Additionally, the exponential growth in, and reduced cost of, solar technology may lead to entire cities designed to generate their own electricity. Rather than glass windows, skyscrapers could be covered in transparent solar panels that, through IoT monitoring, turn slightly opaque as the sun moves over them throughout the day. This would allow the darker panels to not only gather more energy, but also shade the building’s inhabitants and decrease cooling costs. Researchers at RMIT University in Australia are currently working on a solar paint that absorbs moisture from the air and turns it into hydrogen fuel, one of the cleanest sources of energy available. Soon, architects may begin designing buildings based around maximizing the benefits of these next generation “smart” materials.
Cities Get Smart
The smart city movement has the potential to transform the organization of people, materials, and physical objects in a way that transcends urban development as we know it. The shift to smart architecture is not simply fashionable or aspirational; in many ways, it appears to be a critical enabler of the future sustainability of cities. It can be argued that the future of human life on the planet rests on a smooth transition to cities that are more efficient, less wasteful, and more conscious of the impacts of the individual upon the greater good.

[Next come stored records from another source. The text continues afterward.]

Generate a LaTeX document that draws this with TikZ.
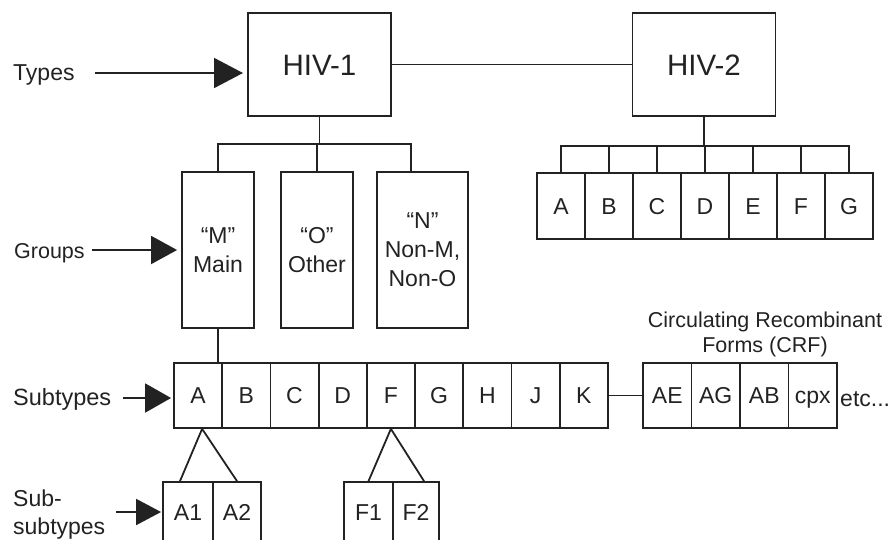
\documentclass[tikz,border=0pt]{standalone}
\usepackage{fontspec}
\setmainfont{Liberation Sans}
\usetikzlibrary{arrows.meta,calc}
\definecolor{ink}{HTML}{222222}
\begin{document}
\begin{tikzpicture}[x=1pt,y=-1pt,
  ln/.style={draw=ink,line width=1.8pt},
  cellbox/.style={draw=ink,line width=1.8pt,inner sep=0pt,text=ink,font=\fontsize{23}{29}\selectfont,text height=16.5pt,text depth=0pt},
  grpbox/.style={draw=ink,line width=1.8pt,inner sep=0pt,text=ink,font=\fontsize{23}{29}\selectfont,align=center,minimum width=72pt,minimum height=156pt},
  hivbox/.style={draw=ink,line width=1.8pt,inner sep=0pt,text=ink,font=\fontsize{29.5}{34}\selectfont,text height=21.1pt,text depth=0pt,minimum width=143pt,minimum height=103pt},
  lbl/.style={text=ink,font=\fontsize{23}{29}\selectfont,inner sep=0pt},
]
\useasboundingbox (0,0) rectangle (893,539);

% Types
\node[hivbox] (hiv1) at (319.5,64.5) {HIV-1};
\node[hivbox] (hiv2) at (704,64.5) {HIV-2};
\draw[ln] (hiv1.east) -- (hiv2.west);

% HIV-2 subtypes
\foreach \t [count=\i] in {A,B,C,D,E,F,G}
  \node[cellbox,minimum width=48pt,minimum height=66pt] (h\i) at ({537+48*(\i-0.5)},206) {\t};
\coordinate (bar2) at (0,146);
\draw[ln] (hiv2.south) -- (hiv2.south |- bar2);
\draw[ln] (h1.north) |- (h7.north |- bar2) -- (h7.north);
\foreach \i in {2,...,6}
  \draw[ln] (h\i.north) -- (h\i.north |- bar2);

% Groups
\node[grpbox] (gm) at (218,250) {“M”\\Main};
\node[grpbox] (go) at (317,250) {“O”\\Other};
\node[grpbox,minimum width=91pt] (gn) at (422.5,250) {“N”\\Non-M,\\Non-O};
\coordinate (bar1) at (0,144);
\coordinate (ndrop) at (411,172);
\draw[ln] (hiv1.south) -- (hiv1.south |- bar1);
\draw[ln] (gm.north) |- (ndrop |- bar1) -- (ndrop);
\draw[ln] (go.north) -- (go.north |- bar1);

% Subtypes
\foreach \t [count=\i] in {A,B,C,D,F,G,H,J,K}
  \node[cellbox,minimum width=48.2pt,minimum height=65pt] (s\i) at ({174+48.2*(\i-0.5)},395.5) {\t};
\draw[ln] (gm.south) -- (gm.south |- s1.north);

% CRF
\foreach \t [count=\i] in {AE,AG,AB,cpx}
  \node[cellbox,minimum width=48.5pt,minimum height=65pt] (c\i) at ({643+48.5*(\i-0.5)},395.5) {\t};
\draw[ln] (s9.east) -- (c1.west);
\node[lbl,font=\fontsize{21.5}{25}\selectfont,align=center] (crf) at (765,334) {Circulating Recombinant\\Forms (CRF)};
\node[lbl,anchor=base west] (etc) at (840,406) {etc...};

% Sub-subtypes
\node[cellbox,minimum width=50pt,minimum height=60pt] (a1) at (188,512) {A1};
\node[cellbox,minimum width=48pt,minimum height=60pt] (a2) at (237,512) {A2};
\node[cellbox,minimum width=49pt,minimum height=60pt] (f1) at (368.5,512) {F1};
\node[cellbox,minimum width=46pt,minimum height=60pt] (f2) at (416,512) {F2};
\draw[ln] ([xshift=-8pt]a1.north) -- ([xshift=4pt]s1.south) -- (a2.north);
\draw[ln] (f1.north) -- (s5.south) -- ([xshift=8pt]f2.north);

% Level labels and arrows
\node[lbl,anchor=base west] (ltypes) at (13,80) {Types};
\node[lbl,anchor=base west,font=\fontsize{21.5}{29}\selectfont] (lgroups) at (14,258) {Groups};
\node[lbl,anchor=base west,font=\fontsize{23.5}{29}\selectfont] (lsub) at (13,405) {Subtypes};
\node[lbl,anchor=west,align=left,font=\fontsize{23}{28}\selectfont] (lsubsub) at (13,515) {Sub-\\subtypes};

\draw[ln,-{Triangle[length=29pt,width=30pt]}] ([xshift=20pt]ltypes.east |- 0,73) -- (243,73);
\draw[ln,-{Triangle[length=26pt,width=28pt]}] (92,250) -- ([xshift=-4pt]gm.west);
\draw[ln,-{Triangle[length=26pt,width=29pt]}] ([xshift=12pt]lsub.east |- 0,398) -- ([xshift=-2pt]s1.west |- 0,398);
\draw[ln,-{Triangle[length=25pt,width=26pt]}] (116,512) -- ([xshift=-1pt]a1.west);
\end{tikzpicture}
\end{document}
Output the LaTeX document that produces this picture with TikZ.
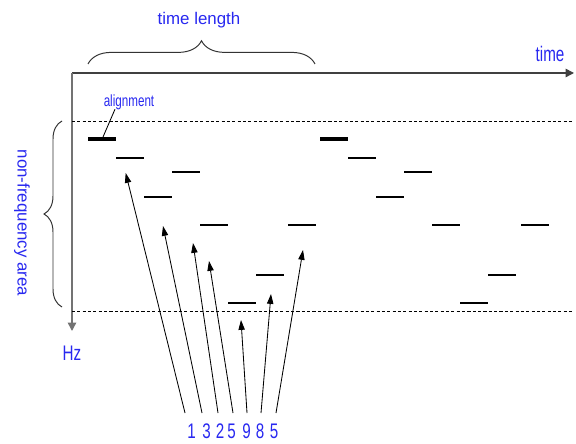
\documentclass[tikz,border=0pt]{standalone}
\usepackage{fontspec}
\usepackage{tikz}
\usetikzlibrary{arrows.meta,decorations.pathreplacing,calc}
\newfontfamily\labelfont{Liberation Sans}
\newfontfamily\narrowfont[FakeStretch=0.72]{Liberation Sans}
\definecolor{lblue}{RGB}{40,40,240}

\begin{document}
\begin{tikzpicture}[x=0.025cm, y=-0.025cm,
  every node/.style={text=lblue, inner sep=1pt},
  bigtext/.style={font=\narrowfont\fontsize{15}{16}\selectfont},
  tone/.style={line width=0.9pt},
  keytone/.style={line width=2.8pt},
  guide/.style={line width=0.7pt, dash pattern=on 2.2pt off 1.6pt},
  timeaxis/.style={line width=1.1pt, -{Triangle[length=6pt,width=6pt]}},
  pointer/.style={line width=0.6pt, -{Triangle[length=7pt,width=4.5pt]}},
  bracket/.style={decorate, decoration={brace, amplitude=#1}, line width=0.7pt, black!80}]
				\useasboundingbox (0,0) rectangle (576,444);
				
				% Axes
				\coordinate (o) at (72,73);
				\coordinate (tend) at (574,73);
				\coordinate (hend) at (72,331);
				\draw[timeaxis, black!75] (o) -- (tend);
				\draw[timeaxis, black!55] (o) -- (hend);
				\node[bigtext] (time) at (550,54) {time};
				\node[bigtext] (hz) at (72,353) {Hz};
				
				% Area limits
				\draw[guide] (72,121) -- (574,121);
				\draw[guide] (72,311.5) -- (574,311.5);
				
				% Braces
				\draw[bracket=16.5pt] (88,64) -- (315,64);
				\node[font=\labelfont\fontsize{12}{13}\selectfont] (len) at (199,20.5) {time length};
				\draw[bracket=12.8pt] (62,307) -- (62,121);
				\node[font=\labelfont\fontsize{12}{13}\selectfont, rotate=-90] (area) at (22,223) {non-frequency area};
				
				% First period
				\draw[keytone] (88,139) -- (116,139);
				\draw[tone] (116,158) -- (144,158);
				\draw[tone] (144,197) -- (172,197);
				\draw[tone] (172,172) -- (200,172);
				\draw[tone] (200,225) -- (228,225);
				\draw[tone] (228,303) -- (256,303);
				\draw[tone] (256,275) -- (284,275);
				\draw[tone] (288,225) -- (316,225);
				
				% Second period
				\draw[keytone] (320,139) -- (348,139);
				\draw[tone] (348,158) -- (376,158);
				\draw[tone] (376,197) -- (404,197);
				\draw[tone] (404,172) -- (432,172);
				\draw[tone] (432,225) -- (460,225);
				\draw[tone] (460,303) -- (488,303);
				\draw[tone] (488,275) -- (516,275);
				\draw[tone] (521,225) -- (549,225);
				
				% Alignment mark
				\node[font=\narrowfont\fontsize{11.5}{12}\selectfont] (alg) at (129,102) {alignment};
				\coordinate (algtip) at (103,137);
				\draw[line width=0.6pt] ($(alg.south)+(-14,-2)$) -- (algtip);
				
				% Sequence
				\node[bigtext, inner sep=0pt] (d1) at (191.7,431.5) {1};
				\node[bigtext, inner sep=0pt] (d2) at (206.7,431.5) {3};
				\node[bigtext, inner sep=0pt] (d3) at (220,431.5) {2};
				\node[bigtext, inner sep=0pt] (d4) at (231.7,431.5) {5};
				\node[bigtext, inner sep=0pt] (d5) at (246.7,431.5) {9};
				\node[bigtext, inner sep=0pt] (d6) at (260,431.5) {8};
				\node[bigtext, inner sep=0pt] (d7) at (274,431.5) {5};
				
				\coordinate (s1) at (185,413);
				\coordinate (s2) at (202,413);
				\coordinate (s3) at (218,413);
				\coordinate (s4) at (233,413);
				\coordinate (s5) at (247,413);
				\coordinate (s6) at (261,413);
				\coordinate (s7) at (276,413);
				\coordinate (t1) at (125.7,173);
				\coordinate (t2) at (163,226);
				\coordinate (t3) at (193,243);
				\coordinate (t4) at (209,261);
				\coordinate (t5) at (241,320);
				\coordinate (t6) at (271,294);
				\coordinate (t7) at (303,250);
				\draw[pointer] (s1) -- (t1);
				\draw[pointer] (s2) -- (t2);
				\draw[pointer] (s3) -- (t3);
				\draw[pointer] (s4) -- (t4);
				\draw[pointer] (s5) -- (t5);
				\draw[pointer] (s6) -- (t6);
				\draw[pointer] (s7) -- (t7);
			\end{tikzpicture}
\end{document}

It is now possible to create and deliver a city vision with citizens at its heart, and that is enabled by forward thinking infrastructure coupled with judicious use of enabling technologies. A well thought through vision, enabled by robust and well-executed smart architecture, could provide a foundation stone for the next stage of our development, where science and technology are genuinely harnessed in service of creating a very human future.
- Which social values would help ensure a very human vision of tomorrow’s smart city?
- How can we encourage people, businesses, and governments to create human-centered cities?
- What are the critical infrastructure elements required to enable a smart city?